WALKER -- Cass County commissioners reaffirmed Tuesday their intent to continue to oppose placing any additional land into trust for the benefit of Leech Lake Reservation.
County Attorney Earl Maus told the board that since 1995 or 1996, no additional land has gone into trust for the tribe. The board did authorize during that time an exchange of land parcels of equal value with Leech Lake Reservation.
Federal law permits designating Indian trust lands, which are exempt from state and local laws and taxation. Federal laws originally were designed as a measure to protect tribal land from people who might want to take it away from a reservation, Maus said.
What Cass commissioners object to is the expansion of trust lands, because of the potential permanent loss of local property tax base. The county provides law enforcement, fire protection, social services, public health services, roads, highway maintenance and educational facilities for persons living on the reservation, Maus said in supporting the county's objections to trust land expansion.
Maus said Leech Lake has not sought for any land parcels state tax exemption for non-profit status such as for its government buildings. This would be reviewed annually and could be withdrawn if the use changed, he said.
To seek trust status for land parcels, Leech Lake Reservation must seek trust status first from the U.S. Department of Interior Bureau of Indian Affairs Office at Bemidji. There are 22 Leech Lake applications pending, Maus said.
The Bemidji BIA office has approved trust status for three parcels, including two in Cass Lake and one in Pike Bay Townships. The county appealed those decisions Jan. 4, 2002, to the regional BIA office at Fort Snelling, which also approved them in June this year.
Maus now will appeal the regional decision to the Interior Board of Indian Appeals, Office of Hearings and Appeals, U.S. Department of Interior at Arlington, Va.
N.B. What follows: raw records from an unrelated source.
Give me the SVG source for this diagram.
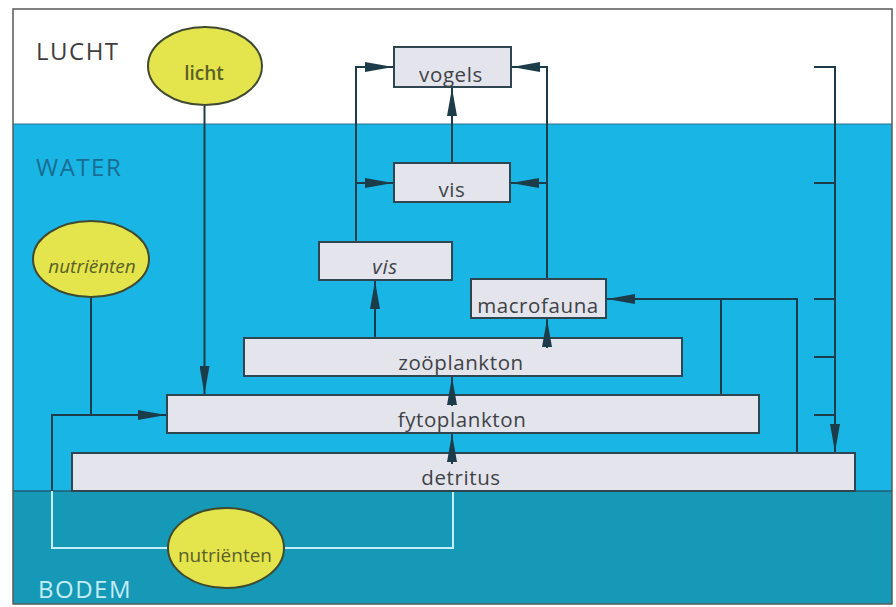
<svg xmlns="http://www.w3.org/2000/svg" width="896" height="607" viewBox="0 0 896 607">
<style>
.box{fill:#e4e4ec;stroke:#2f4550;stroke-width:2}
.ell{fill:#e4e44c;stroke:#3f4a30;stroke-width:2}
.bt{font-family:"Open Sans","Liberation Sans",sans-serif;font-size:20.5px;fill:#3e4246;text-anchor:middle;letter-spacing:0.6px}
.et{font-family:"Open Sans","Liberation Sans",sans-serif;font-size:19px;fill:#5a6028;text-anchor:middle}
.zone{font-family:"Open Sans","Liberation Sans",sans-serif;font-size:24px;letter-spacing:1.5px}
.ln{fill:none;stroke:#1d3c4a;stroke-width:2}
.lt{fill:none;stroke:#c6eef8;stroke-width:2}
</style>
<defs>
<marker id="ah" markerUnits="userSpaceOnUse" markerWidth="28" markerHeight="10" viewBox="0 0 28 10" refX="28" refY="5" orient="auto">
<path d="M0,0 L28,5 L0,10 z" fill="#1d3c4a"/>
</marker>
</defs>
<rect x="0" y="0" width="896" height="607" fill="#ffffff"/>
<rect x="13" y="124" width="879" height="367" fill="#19b5e4"/>
<rect x="13" y="491" width="879" height="113" fill="#1599b6"/>
<line x1="13" y1="124" x2="892" y2="124" stroke="#2a6f8c" stroke-width="1"/>
<line x1="13" y1="491" x2="892" y2="491" stroke="#1f5f74" stroke-width="1.5"/>
<rect x="13" y="9" width="879" height="595" fill="none" stroke="#5a5a5a" stroke-width="1.5"/>
<text class="zone" x="36" y="60" fill="#3d3d3d">LUCHT</text>
<text class="zone" x="36" y="176" fill="#1a6c93">WATER</text>
<text class="zone" x="38" y="598" fill="#c4ecf6">BODEM</text>
<g id="connectors">
<path class="ln" d="M356,242 V67 H393" marker-end="url(#ah)"/>
<path class="ln" d="M356,183 H393" marker-end="url(#ah)"/>
<path class="ln" d="M547,279 V67 H512" marker-end="url(#ah)"/>
<path class="ln" d="M547,183 H511" marker-end="url(#ah)"/>
<path class="ln" d="M452,163 V88" marker-end="url(#ah)"/>
<path class="ln" d="M375,338 V281" marker-end="url(#ah)"/>
<path class="ln" d="M204.5,106 V394" marker-end="url(#ah)"/>
<path class="ln" d="M91,298 V415"/>
<path class="ln" d="M52,491 V415 H166" marker-end="url(#ah)"/>
<path class="lt" d="M52,491 V548 H168"/>
<path class="lt" d="M284,548 H453 V491"/>
<path class="ln" d="M721,395 V299 H607" marker-end="url(#ah)"/>
<path class="ln" d="M797,453 V299 H721"/>
<path class="ln" d="M814,67 H835 V452" marker-end="url(#ah)"/>
<path class="ln" d="M814,183 H835 M814,299 H835 M814,357 H835 M814,415 H835"/>
</g>
<g id="licht"><ellipse class="ell" cx="205" cy="66" rx="57" ry="39"/><text class="et" x="204" y="80" font-weight="600">licht</text></g>
<g id="nutrienten-water"><ellipse class="ell" cx="91" cy="259" rx="58" ry="38"/><text class="et" x="92" y="273" font-style="italic">nutriënten</text></g>
<g id="nutrienten-bodem"><ellipse class="ell" cx="226" cy="548" rx="58" ry="40"/><text class="et" x="225" y="562">nutriënten</text></g>
<g id="vogels"><rect class="box" x="394" y="47" width="117" height="40"/><text class="bt" x="451" y="82">vogels</text></g>
<g id="vis-boven"><rect class="box" x="394" y="163" width="116" height="39"/><text class="bt" x="452" y="197">vis</text></g>
<g id="vis-onder"><rect class="box" x="319" y="242" width="133" height="38"/><text class="bt" x="385" y="274" font-style="italic">vis</text></g>
<g id="macrofauna"><rect class="box" x="471" y="279" width="135" height="39"/><text class="bt" x="538" y="313">macrofauna</text></g>
<g id="zooplankton"><rect class="box" x="244" y="338" width="438" height="38"/><text class="bt" x="461" y="370">zoöplankton</text></g>
<g id="fytoplankton"><rect class="box" x="167" y="395" width="592" height="38"/><text class="bt" x="462" y="427">fytoplankton</text></g>
<g id="detritus"><rect class="box" x="72" y="453" width="783" height="38"/><text class="bt" x="461" y="485">detritus</text></g>
<g id="connectors-over-boxes">
<path class="ln" d="M547,348 V319" marker-end="url(#ah)" stroke="none"/>
<path class="ln" d="M452,406 V377" marker-end="url(#ah)" stroke="none"/>
<path class="ln" d="M452,464 V434" marker-end="url(#ah)" stroke="none"/>
</g>
</svg>
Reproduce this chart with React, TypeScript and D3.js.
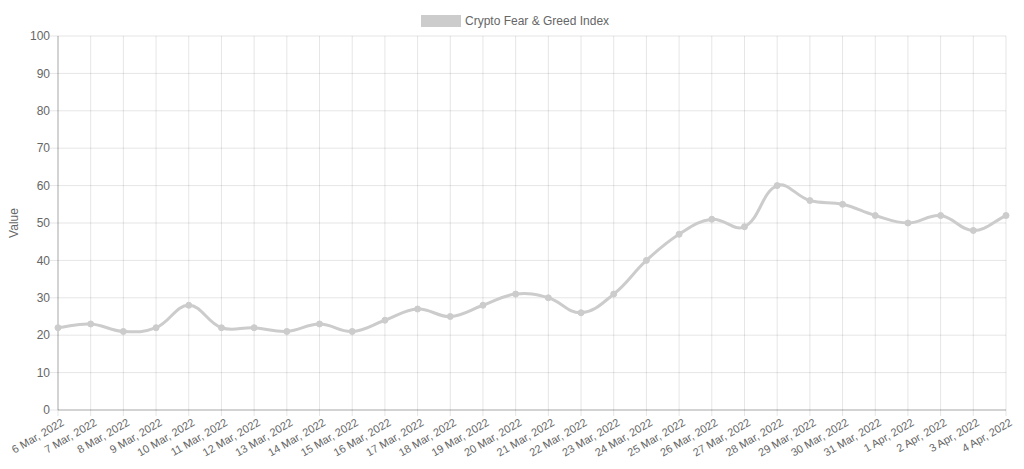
import React from "react";
import * as d3 from "d3";

const labels = [
  "6 Mar, 2022", "7 Mar, 2022", "8 Mar, 2022", "9 Mar, 2022", "10 Mar, 2022",
  "11 Mar, 2022", "12 Mar, 2022", "13 Mar, 2022", "14 Mar, 2022", "15 Mar, 2022",
  "16 Mar, 2022", "17 Mar, 2022", "18 Mar, 2022", "19 Mar, 2022", "20 Mar, 2022",
  "21 Mar, 2022", "22 Mar, 2022", "23 Mar, 2022", "24 Mar, 2022", "25 Mar, 2022",
  "26 Mar, 2022", "27 Mar, 2022", "28 Mar, 2022", "29 Mar, 2022", "30 Mar, 2022",
  "31 Mar, 2022", "1 Apr, 2022", "2 Apr, 2022", "3 Apr, 2022", "4 Apr, 2022",
];
const values = [22, 23, 21, 22, 28, 22, 22, 21, 23, 21, 24, 27, 25, 28, 31, 30, 26, 31, 40, 47, 51, 49, 60, 56, 55, 52, 50, 52, 48, 52];
const yTicks = [0, 10, 20, 30, 40, 50, 60, 70, 80, 90, 100];
const seriesName = "Crypto Fear & Greed Index";

const W = 1024, H = 469;
const left = 58, right = 1006, top = 36, bottom = 410;
const FONT = "'Liberation Sans', Arial, Helvetica, sans-serif";
const LINE = "rgb(204,204,204)";

function splinePath(pts: [number, number][], t: number): string {
  const n = pts.length;
  const cps: { p: [number, number]; n: [number, number] }[] = [];
  for (let i = 0; i < n; i++) {
    const prev = pts[Math.max(0, i - 1)];
    const cur = pts[i];
    const next = pts[Math.min(n - 1, i + 1)];
    const d01 = Math.hypot(cur[0] - prev[0], cur[1] - prev[1]);
    const d12 = Math.hypot(next[0] - cur[0], next[1] - cur[1]);
    let s01 = d01 / (d01 + d12);
    let s12 = d12 / (d01 + d12);
    s01 = isNaN(s01) ? 0 : s01;
    s12 = isNaN(s12) ? 0 : s12;
    const fa = t * s01, fb = t * s12;
    const clampY = (y: number) => Math.max(top, Math.min(bottom, y));
    cps.push({
      p: [cur[0] - fa * (next[0] - prev[0]), clampY(cur[1] - fa * (next[1] - prev[1]))],
      n: [cur[0] + fb * (next[0] - prev[0]), clampY(cur[1] + fb * (next[1] - prev[1]))],
    });
  }
  const path = d3.path();
  path.moveTo(pts[0][0], pts[0][1]);
  for (let i = 1; i < n; i++) {
    const a = cps[i - 1].n, b = cps[i].p;
    path.bezierCurveTo(a[0], a[1], b[0], b[1], pts[i][0], pts[i][1]);
  }
  return path.toString();
}

export default function App() {
  const x = d3.scalePoint<string>().domain(labels).range([left, right]);
  const y = d3.scaleLinear().domain([0, 100]).range([bottom, top]);
  const pts: [number, number][] = values.map((v, i) => [x(labels[i]) as number, y(v)]);
  const rot = 30;

  return (
    <svg width={W} height={H} style={{ position: "absolute", left: 0, top: 0, background: "#fff" }}>
      {yTicks.map((t) => (
        <line key={"h" + t} x1={left - 8} x2={right} y1={y(t)} y2={y(t)} stroke="rgba(0,0,0,0.1)" strokeWidth={1} />
      ))}
      {labels.map((l) => (
        <line key={"v" + l} x1={x(l)} x2={x(l)} y1={top} y2={bottom + 6} stroke="rgba(0,0,0,0.1)" strokeWidth={1} />
      ))}
      <line x1={left} x2={left} y1={top} y2={bottom} stroke="rgba(0,0,0,0.25)" />
      <line x1={left} x2={right} y1={bottom} y2={bottom} stroke="rgba(0,0,0,0.25)" />
      {yTicks.map((t) => (
        <text key={"yt" + t} x={left - 8} y={y(t)} dy="0.35em" textAnchor="end" fontSize={12} fill="#666" fontFamily={FONT}>
          {t}
        </text>
      ))}
      <text transform={`translate(18,${(top + bottom) / 2}) rotate(-90)`} textAnchor="middle" fontSize={12} fill="#666" fontFamily={FONT}>
        Value
      </text>
      {labels.map((l) => (
        <text key={"xt" + l} transform={`translate(${(x(l) as number) + 3},${bottom + 8}) rotate(${-rot})`} textAnchor="end" dy="0.7em" fontSize={11} fill="#666" fontFamily={FONT}>
          {l}
        </text>
      ))}
      <path d={splinePath(pts, 0.4)} fill="none" stroke={LINE} strokeWidth={3} />
      {pts.map((p, i) => (
        <circle key={"p" + i} cx={p[0]} cy={p[1]} r={3} fill={LINE} stroke={LINE} strokeWidth={1} />
      ))}
      <rect x={421} y={15} width={40} height={12} fill={LINE} />
      <text x={465} y={21} dy="0.35em" fontSize={12} fill="#666" fontFamily={FONT}>
        {seriesName}
      </text>
    </svg>
  );
}
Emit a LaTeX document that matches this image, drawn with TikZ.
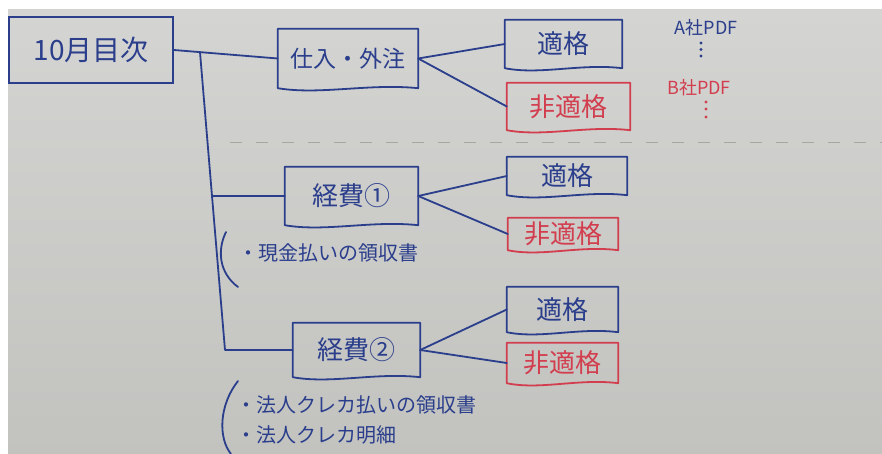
\documentclass[tikz,border=0pt]{standalone}
\usepackage{fontspec}
\newfontfamily\jp{Noto Sans CJK JP}
\usetikzlibrary{calc}
\definecolor{boardtop}{RGB}{212,212,210}
\definecolor{boardbot}{RGB}{194,194,191}
\definecolor{inkblue}{RGB}{42,62,140}
\definecolor{inkred}{RGB}{210,62,78}
\definecolor{dashgray}{RGB}{165,165,162}
\newcommand\docbox[2]{%
  \draw[#1] (#2.south west) -- (#2.north west) -- (#2.north east) -- (#2.south east)
   .. controls ($(#2.south east)!0.35!(#2.south west)+(0,-5)$) and ($(#2.south east)!0.7!(#2.south west)+(0,7)$) .. (#2.south west);}
\begin{document}
\begin{tikzpicture}[x=1pt,y=-1pt,
  blueline/.style={draw=inkblue,line width=1.8pt,line join=round,line cap=round},
  redline/.style={draw=inkred,line width=1.8pt,line join=round,line cap=round},
  wbox/.style={inner sep=0pt,text=inkblue,font=\jp\fontsize{26}{26}\selectfont},
  rbox/.style={wbox,text=inkred},
  note/.style={inner sep=0pt,anchor=west,text=inkblue,font=\jp\fontsize{20}{20}\selectfont},
  pdf/.style={inner sep=0pt,font=\jp\fontsize{18}{18}\selectfont}]
\useasboundingbox (0,0) rectangle (882,454);
\fill[white] (0,0) rectangle (882,454);
\shade[top color=boardtop,bottom color=boardbot] (8,10) rectangle (882,454);
% dashed divider
\draw[dashgray,line width=1pt,dash pattern=on 12pt off 14pt] (230,143) -- (882,143);
% boxes
\node[wbox,draw=inkblue,line width=1.8pt,minimum width=164pt,minimum height=66pt,font=\jp\fontsize{28}{28}\selectfont] (root) at (91,50) {10月目次};
\node[wbox,minimum width=140pt,minimum height=59pt,font=\jp\fontsize{23}{23}\selectfont] (sh) at (348,58.5) {仕入・外注};
\node[wbox,minimum width=117pt,minimum height=48pt] (q1) at (563.5,44) {適格};
\node[rbox,minimum width=123pt,minimum height=47pt] (nq1) at (568.5,106.5) {非適格};
\node[wbox,minimum width=133pt,minimum height=58pt] (k1) at (351.5,196) {経費①};
\node[wbox,minimum width=120pt,minimum height=38pt] (q2) at (567,176) {適格};
\node[rbox,minimum width=110pt,minimum height=32pt] (nq2) at (563,234) {非適格};
\node[wbox,minimum width=127pt,minimum height=54pt] (k2) at (356.5,350) {経費②};
\node[wbox,minimum width=111pt,minimum height=45pt] (q3) at (562.5,309.5) {適格};
\node[rbox,minimum width=111pt,minimum height=40pt] (nq3) at (562.5,363) {非適格};
\docbox{blueline}{sh}
\docbox{blueline}{q1}
\docbox{redline}{nq1}
\docbox{blueline}{k1}
\docbox{blueline}{q2}
\docbox{redline}{nq2}
\docbox{blueline}{k2}
\docbox{blueline}{q3}
\docbox{redline}{nq3}
% tree connectors
\coordinate (t0) at (200,52.2);
\coordinate (t1) at (212,196);
\coordinate (t2) at (225,350);
\draw[blueline] (root.east) -- (sh.west);
\draw[blueline] (t0) -- (t1) -- (t2) -- (k2.west);
\draw[blueline] (t1) -- (k1.west);
\draw[blueline] (sh.east) -- (q1.west);
\draw[blueline] (sh.east) -- (nq1.west);
\draw[blueline] (k1.east) -- (q2.west);
\draw[blueline] (k1.east) -- (nq2.west);
\draw[blueline] (k2.east) -- (q3.west);
\draw[blueline] (k2.east) -- (nq3.west);
% PDF notes
\node[pdf,text=inkblue] (pa) at (706,28) {A社PDF};
\node[pdf,text=inkred] (pb) at (699,88) {B社PDF};
\foreach \yy in {43,49.5,56} \fill[inkblue] (701,\yy) circle (1.6);
\foreach \yy in {102,109,117} \fill[inkred] (706,\yy) circle (1.6);
% notes with brackets
\draw[blueline] (226,232) .. controls (217,250) and (219,273) .. (238,287);
\node[note] (n1) at (238,253) {・現金払いの領収書};
\draw[blueline] (238,381) .. controls (219,405) and (218,438) .. (231,454);
\node[note] (n2) at (236,405) {・法人クレカ払いの領収書};
\node[note] (n3) at (236,435) {・法人クレカ明細};
\end{tikzpicture}
\end{document}
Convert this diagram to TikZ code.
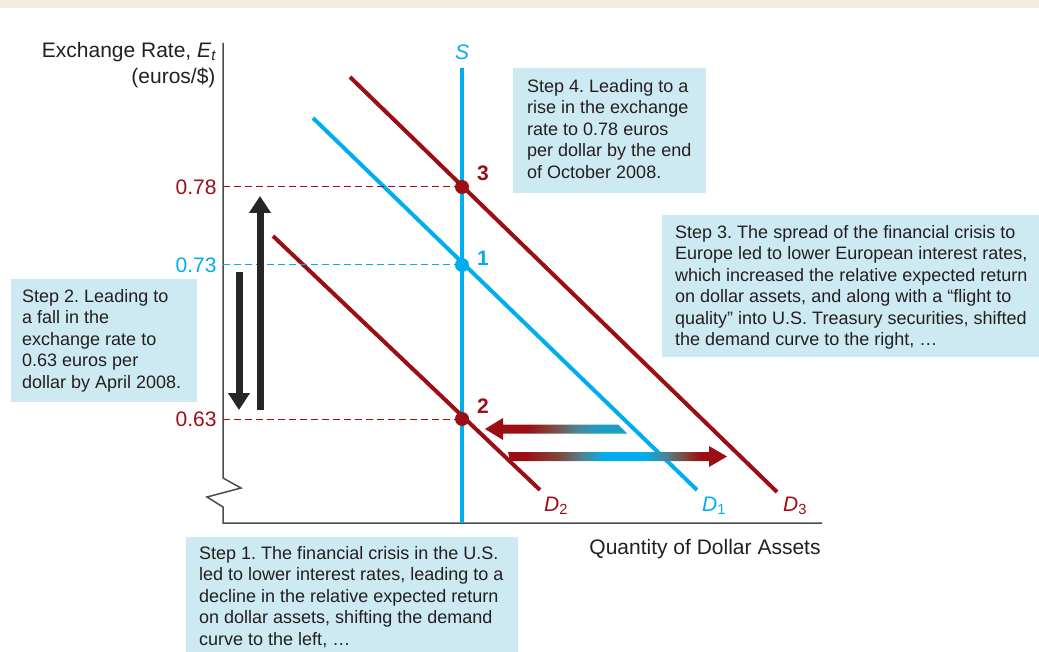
\documentclass[tikz,border=0pt]{standalone}
\usepackage{fontspec}
\setmainfont{Liberation Sans}
\usepackage{xcolor}
\usepackage{tikz}
\usetikzlibrary{arrows.meta,positioning}
\frenchspacing

\definecolor{dred}{HTML}{9B0F14}
\definecolor{sblue}{HTML}{00AEEF}
\definecolor{gblue}{HTML}{1B9DC4}
\definecolor{brownmix}{HTML}{7E4B40}
\definecolor{tealmix}{HTML}{4D8494}
\definecolor{boxblue}{HTML}{CDEAF2}
\definecolor{band}{HTML}{F3ECDD}
\definecolor{txt}{HTML}{231F20}

\pgfdeclarehorizontalshading{leftshade}{100bp}{color(0bp)=(dred); color(25bp)=(dred); color(40bp)=(dred); color(49bp)=(brownmix); color(57bp)=(tealmix); color(65bp)=(gblue); color(100bp)=(gblue)}
\pgfdeclarehorizontalshading{rightshade}{100bp}{color(0bp)=(dred); color(29bp)=(dred); color(37bp)=(brownmix); color(42bp)=(tealmix); color(47bp)=(sblue); color(56bp)=(sblue); color(61bp)=(tealmix); color(65bp)=(brownmix); color(69bp)=(dred); color(100bp)=(dred)}

\begin{document}
\begin{tikzpicture}[x=1pt, y=-1pt,
    every node/.style={text=txt, font=\fontsize{21}{24}\selectfont},
    axis/.style={draw=black!70, line width=1.5pt},
    dline/.style={line width=4pt},
    guide/.style={dashed, line width=1pt, dash pattern=on 7pt off 4pt},
    dot/.style={circle, minimum size=14pt, inner sep=0pt},
    num/.style={font=\fontsize{21}{24}\selectfont\bfseries},
    tick/.style={anchor=east},
    stepbox/.style={anchor=north west, fill=boxblue, inner sep=0pt},
    steptext/.style={align=left, inner sep=0pt, font=\fontsize{18}{21.5}\selectfont},
    bigarr/.style={line width=7pt, black!85, -{Triangle[width=21pt,length=17pt]}}
]
    \useasboundingbox (0,0) rectangle (1039,652);
    \fill[band] (0,0) rectangle (1039,8);

    \draw[axis] (223,43) -- (223,478) -- (241,488) -- (207,497) -- (223,507) -- (223,523) -- (822,523);
    \node[anchor=east] (ylab) at (220,52) {Exchange Rate, \textit{E}\textsubscript{\textit{t}}};
    \node[anchor=east] (yunit) at (219,78) {(euros/\$)};
    \node (xlab) at (705,549) {Quantity of Dollar Assets};

    \coordinate (t78) at (223,187);
    \coordinate (t73) at (223,265);
    \coordinate (t63) at (223,419);
    \node[tick, text=dred] (l78) at (220,187) {0.78};
    \node[tick, text=sblue] (l73) at (220,265) {0.73};
    \node[tick, text=dred] (l63) at (220,419) {0.63};

    \coordinate (stop) at (462,68);
    \coordinate (sbot) at (462,523);
    \draw[dline, sblue] (stop) -- (sbot);
    \node[text=sblue] (slab) at (462,52) {\itshape S};

    \coordinate (d1a) at (313,118);
    \coordinate (d1b) at (697,490);
    \coordinate (d2a) at (273,236);
    \coordinate (d2b) at (540,490);
    \coordinate (d3a) at (350,77);
    \coordinate (d3b) at (777,492);
    \draw[dline, sblue] (d1a) -- (d1b);
    \draw[dline, dred] (d2a) -- (d2b);
    \draw[dline, dred] (d3a) -- (d3b);
    \node[text=dred] (d2lab) at (556,506) {\itshape D\textsubscript{\upshape 2}};
    \node[text=sblue] (d1lab) at (714,506) {\itshape D\textsubscript{\upshape 1}};
    \node[text=dred] (d3lab) at (795,506) {\itshape D\textsubscript{\upshape 3}};

    \node[dot, fill=dred] (p3) at (462,187) {};
    \node[dot, fill=sblue] (p1) at (462,265) {};
    \node[dot, fill=dred] (p2) at (462,419) {};
    \node[num, text=dred] (n3) at (483,173) {3};
    \node[num, text=sblue] (n1) at (483,258) {1};
    \node[num, text=dred] (n2) at (483,406) {2};

    \draw[guide, dred] (t78) -- (p3);
    \draw[guide, sblue] (t73) -- (p1);
    \draw[guide, dred] (t63) -- (p2);

    \coordinate (upa) at (260,410);
    \coordinate (upb) at (260,196);
    \coordinate (dna) at (239,272);
    \coordinate (dnb) at (239,410);
    \draw[bigarr] (upa) -- (upb);
    \draw[bigarr] (dna) -- (dnb);

    \shade[shading=leftshade] (627,433.5) -- (503,433.5) -- (503,440) -- (485,429) -- (503,418) -- (503,424.5) -- (618,424.5) -- cycle;
    \shade[shading=rightshade] (508,452) -- (709,452) -- (709,446) -- (727,456.5) -- (709,467) -- (709,461) -- (510,461) -- cycle;

    \node[stepbox, minimum width=193pt, minimum height=125pt] (s4) at (513,68) {};
    \node[steptext, below right=11pt and 14pt of s4.north west] (s4t) {Step 4. Leading to a\\ rise in the exchange\\ rate to 0.78 euros\\ per dollar by the end\\ of October 2008.};
    \node[stepbox, minimum width=377pt, minimum height=142pt] (s3) at (662,215) {};
    \node[steptext, below right=10pt and 13pt of s3.north west] (s3t) {Step 3. The spread of the financial crisis to\\ Europe led to lower European interest rates,\\ which increased the relative expected return\\ on dollar assets, and along with a “flight to\\ quality” into U.S. Treasury securities, shifted\\ the demand curve to the right, …};
    \node[stepbox, minimum width=186pt, minimum height=123pt] (s2) at (11,279) {};
    \node[steptext, below right=10pt and 11pt of s2.north west] (s2t) {Step 2. Leading to\\ a fall in the\\ exchange rate to\\ 0.63 euros per\\ dollar by April 2008.};
    \node[stepbox, minimum width=332pt, minimum height=115pt] (s1) at (186,537) {};
    \node[steptext, below right=9pt and 13pt of s1.north west] (s1t) {Step 1. The financial crisis in the U.S.\\ led to lower interest rates, leading to a\\ decline in the relative expected return\\ on dollar assets, shifting the demand\\ curve to the left, …};
\end{tikzpicture}
\end{document}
The director there will have 60 days to act on the appeals before the board acts on them, Maus said.
Should that federal board find in favor of Leech Lake Reservation, the county can continue to appeal through federal district court, Maus said.
In finding the Leech Lake applications should be approved, the regional BIA director noted Leech Lake Band provides law enforcement, waste transfer station facilities, firefighting services, Head Start facilities, elderly nutrition, surplus food, ambulance and road maintenance funded from sources other than property taxes for the entire community and not limited to Indian persons.